I bow not yet before the Iron Crown,
nor cast my own small golden sceptre down.
21. I don’t want to insist here that Harrison is right, that there is something wrong with the Tolkienian position. Although I must admit that debates about what is or is not canon – did Han shoot first? is Dumbledore gay? – are almost incomprehensible to me; so yes, I do deep down think that Harrison is totally right about the nature of fiction. But for now I want us to at least be aware that when we engage with a fictional text as if it is describing a coherent secondary world, then this is a choice; this is only one way of engaging with the text, and a way that will be unable to do justice to certain texts. You cannot fruitfully read Nabokov’s Invitation to a Beheading if you’re trying to see it as a window onto a secondary world. And you wouldn’t get very far in Harrison’s Viriconium series, in which consistency is often and very deliberately broken.
22. Let’s go back to 9:05. What changes when we move from traditional to interactive fiction? On the one hand, we usually have multiple ways in which the story can unfold, which changes the idea of fictional truth. It is not true in 9:05 that the burglar is caught, or that the burglar escapes; what is true is that either could happen. But of course in any particular playthrough only one of these possibilities can be realised; and then we can talk about fictional truth. So for interactive fiction that concept seems to apply more to a playthrough than to the work itself. This means that interaction with the reader is already built into our conception of truth in IF.
23. But there is another aspect of interactive fiction, and especially of parser interactive fiction, that does the opposite, that strengthens the idea of the game presenting a secondary world. This is the fact that parser games almost always have a world model: they actually do present you with a world that you inhabit, that you can move around in, that you can manipulate. It is a central conceit of most parser games that you must experiment with the world in order to understand it and then successfully act in it. And this of course perfectly fits the idea that the fiction reveals a fictional world.

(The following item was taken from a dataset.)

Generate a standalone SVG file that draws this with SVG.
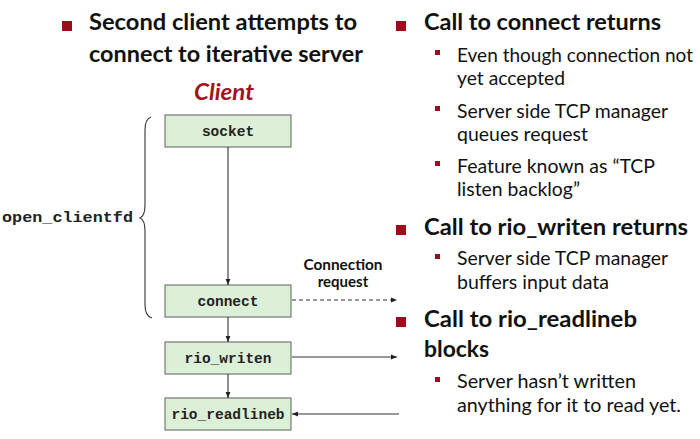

24. Be that as it may, the author of a parser game does have all freedom the author of traditional fiction has. She can use just as much ambiguity and inconsistency as a Nabokov or a Harrison. Nothing forces her to present a consistent world. When we play interactive fiction, we know that it’s game of exchange between the author and the reader; how far we want to take this dimension of play, and in what directions, is our collective choice as a community.
25. So, let’s return to our original question. Did Filip Hracek play – without noticing – a story about a criminal who got away with his crime? Or did he play a story about a guy who was fed up with his work and drove away into the sunset? If you love the idea of secondary worlds, if you’re in the Tolkien camp, you’ll lean towards the first answer. You’ll claim that there was a corpse beneath the bed, even if Filip never noticed it. You’ll claim that the fictional world was Adam Cadre’s to make, and ours to explore; and that a failure to explore certain parts of it cannot change Cadre’s creation.
26. But if you’re more of a Harrisonian thinker, you would hold the opposite opinion; that there was no corpse, or better: that it is not true that there was a corpse, since no corpse appeared in the exchange between Cadre and Hracek, and fictional truth is something that happens in the exchange between author and reader. And you’ll no doubt delight, like I do, in this unexpected possibility that 9:05 is sometimes not about a burglar; that there are fictional truths in this program that even Adam Cadre may never have thought of. That interactivity in fiction can create a richness of possibilities that may surprise even the author. Surely, that is one of the things that makes IF so fascinating.